- Title card
- Directed by: Robert McKimson
- Story by: Tedd Pierce
- Starring: Mel Blanc
- Edited by: Treg Brown
- Music by: Milt Franklyn
- Animation by: Ted Bonnicksen Keith Darling Russ Dyson George Grandpré
- Layouts by: Robert Gribbroek
- Backgrounds by: Bob Majors
- Color process: Technicolor
- Production company: Warner Bros. Cartoons
- Distributed by: Warner Bros. Pictures The Vitaphone Corporation
- Release date: June 22, 1957 (USA);
- Running time: 7 min (one reel)
- Language: English

= Boston Quackie =

1957 film by Robert McKimson

Boston Quackie is a 1957 Warner Bros. Looney Tunes short directed by Robert McKimson. The short was released on June 22, 1957, and stars Daffy Duck and Porky Pig. The cartoon and its title are a parody of the character Boston Blackie.

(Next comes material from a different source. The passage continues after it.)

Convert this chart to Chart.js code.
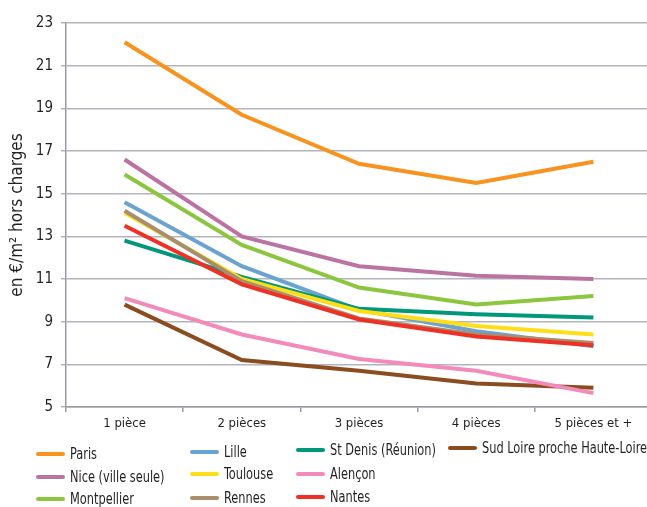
<!DOCTYPE html>
<html lang="fr">
<head>
<meta charset="utf-8">
<title>Loyers au m² selon le nombre de pièces</title>
<script src="https://cdn.jsdelivr.net/npm/chart.js@4.4.1/dist/chart.umd.min.js"></script>
<style>
  html, body { margin: 0; padding: 0; background: #fff; overflow: hidden; }
  body { width: 647px; height: 507px; position: relative; }
  #wrap { position: absolute; left: 0; top: 0; width: 652px; height: 440px; }
  #legend { position: absolute; left: 0; top: 0; width: 647px; height: 507px; pointer-events: none;
            font-family: "DejaVu Sans Condensed", "Liberation Sans Narrow", sans-serif; font-size: 16px; color: #231f20; }
  .item { position: absolute; height: 20px; }
  .swatch { position: absolute; left: 0; top: 8px; width: 29px; height: 4px; border-radius: 2px; }
  .text { position: absolute; left: 34px; top: 0; line-height: 20px; white-space: nowrap;
          transform: scaleX(0.79); transform-origin: 0 50%; }
</style>
</head>
<body>
<div id="wrap"><canvas id="chart" width="652" height="440"></canvas></div>
<div id="legend"></div>
<script>
// Categories (number of rooms)
const categories = ["1 pièce", "2 pièces", "3 pièces", "4 pièces", "5 pièces et +"];

// Rent per m², excluding charges, by city
const paris       = [22.1, 18.7, 16.4, 15.5, 16.5];
const lille       = [14.6, 11.6, 9.55, 8.55, 7.85];
const stDenis     = [12.8, 11.1, 9.6, 9.35, 9.2];
const sudLoire    = [9.8, 7.2, 6.7, 6.1, 5.9];
const nice        = [16.6, 13.0, 11.6, 11.15, 11.0];
const toulouse    = [14.1, 11.0, 9.5, 8.8, 8.4];
const alencon     = [10.1, 8.4, 7.25, 6.7, 5.65];
const montpellier = [15.9, 12.6, 10.6, 9.8, 10.2];
const rennes      = [14.2, 10.9, 9.15, 8.4, 8.0];
const nantes      = [13.5, 10.75, 9.1, 8.3, 7.9];

// Y axis ticks
const yTicks = [5, 7, 9, 11, 13, 15, 17, 19, 21, 23];

const seriesNames = ["Paris", "Lille", "St Denis (Réunion)", "Sud Loire proche Haute-Loire",
                     "Nice (ville seule)", "Toulouse", "Alençon",
                     "Montpellier", "Rennes", "Nantes"];
const seriesValues = [paris, lille, stDenis, sudLoire, nice, toulouse, alencon, montpellier, rennes, nantes];
const seriesColors = ["#f7931e", "#6ba3d0", "#00977a", "#8b4c1f",
                      "#bb73a2", "#ffde17", "#f38bba",
                      "#8cc63f", "#a88e6c", "#ee3124"];

const FONT = '"DejaVu Sans Condensed", "Liberation Sans Narrow", sans-serif';

const datasets = seriesNames.map((name, i) => ({
  label: name,
  data: seriesValues[i],
  borderColor: seriesColors[i],
  backgroundColor: seriesColors[i],
  borderWidth: 4,
  pointRadius: 0,
  tension: 0,
  fill: false,
  // later series are painted on top
  order: seriesNames.length - i
}));

new Chart(document.getElementById("chart"), {
  type: "line",
  data: { labels: categories, datasets },
  options: {
    responsive: false,
    animation: false,
    devicePixelRatio: 1,
    layout: { padding: { top: 23, right: 0, bottom: 0, left: 0 } },
    plugins: { legend: { display: false }, tooltip: { enabled: false } },
    scales: {
      x: {
        offset: true,
        afterFit: s => { s.height = 33; },
        grid: { offset: true, drawOnChartArea: false, drawTicks: true, tickLength: 5, color: "#9a9aa2", lineWidth: 1.5 },
        border: { color: "#9a9aa2", width: 1.5 },
        ticks: { color: "#231f20", font: { family: FONT, size: 13 }, padding: 4, maxRotation: 0 }
      },
      y: {
        min: 5, max: 23,
        afterFit: s => { s.width = 66; },
        afterBuildTicks: s => { s.ticks = yTicks.map(v => ({ value: v })); },
        grid: { color: "#b4b4bc", lineWidth: 1.5, tickLength: 5, drawTicks: true },
        border: { color: "#9a9aa2", width: 1.5 },
        ticks: { color: "#231f20", font: { family: FONT, size: 15 }, padding: 8 },
        title: { display: true, text: "en €/m² hors charges", color: "#231f20",
                 font: { family: FONT, size: 17 }, padding: { top: 7, bottom: 0 } }
      }
    }
  }
});

// Legend: four columns, three rows
const legend = document.getElementById("legend");
const place = {
  "Paris": [36, 454], "Nice (ville seule)": [36, 477], "Montpellier": [36, 499],
  "Lille": [190, 452], "Toulouse": [190, 474], "Rennes": [190, 498],
  "St Denis (Réunion)": [296, 450], "Alençon": [296, 474], "Nantes": [296, 497],
  "Sud Loire proche Haute-Loire": [448, 448]
};
seriesNames.forEach((name, i) => {
  const [x, y] = place[name];
  const el = document.createElement("div");
  el.className = "item";
  el.style.left = x + "px";
  el.style.top = (y - 10) + "px";
  const sw = document.createElement("div");
  sw.className = "swatch";
  sw.style.background = seriesColors[i];
  const tx = document.createElement("div");
  tx.className = "text";
  tx.textContent = name;
  el.appendChild(sw);
  el.appendChild(tx);
  legend.appendChild(el);
});
</script>
</body>
</html>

The film is a spy comedy, featuring a secret agent who has to recover a stolen attaché case.

==Plot==
Secret agent Boston Quackie embarks on a mission to deliver a crucial attaché case to the Slobovian consulate in West Slobovia, facing relentless attempts by spies to seize it. The pursuit unfolds aboard the Cloak & Dagger Express, where Quackie confronts a mysterious man with a green hat, suspected of theft.

Despite various encounters and a brief capture, Quackie ultimately outwits the thief with assistance from Mary and Inspector Faraway. Upon delivering the case to the consulate, Quackie is surprised to discover its seemingly mundane contents — a jar of instant coffee. However, to his amazement, the jar contains a surprise: a glamorous woman intended as an escort for an embassy ball.

==Home media==
This short is available on disc 1 of the Looney Tunes Collector's Vault: Volume 2 Blu-ray set.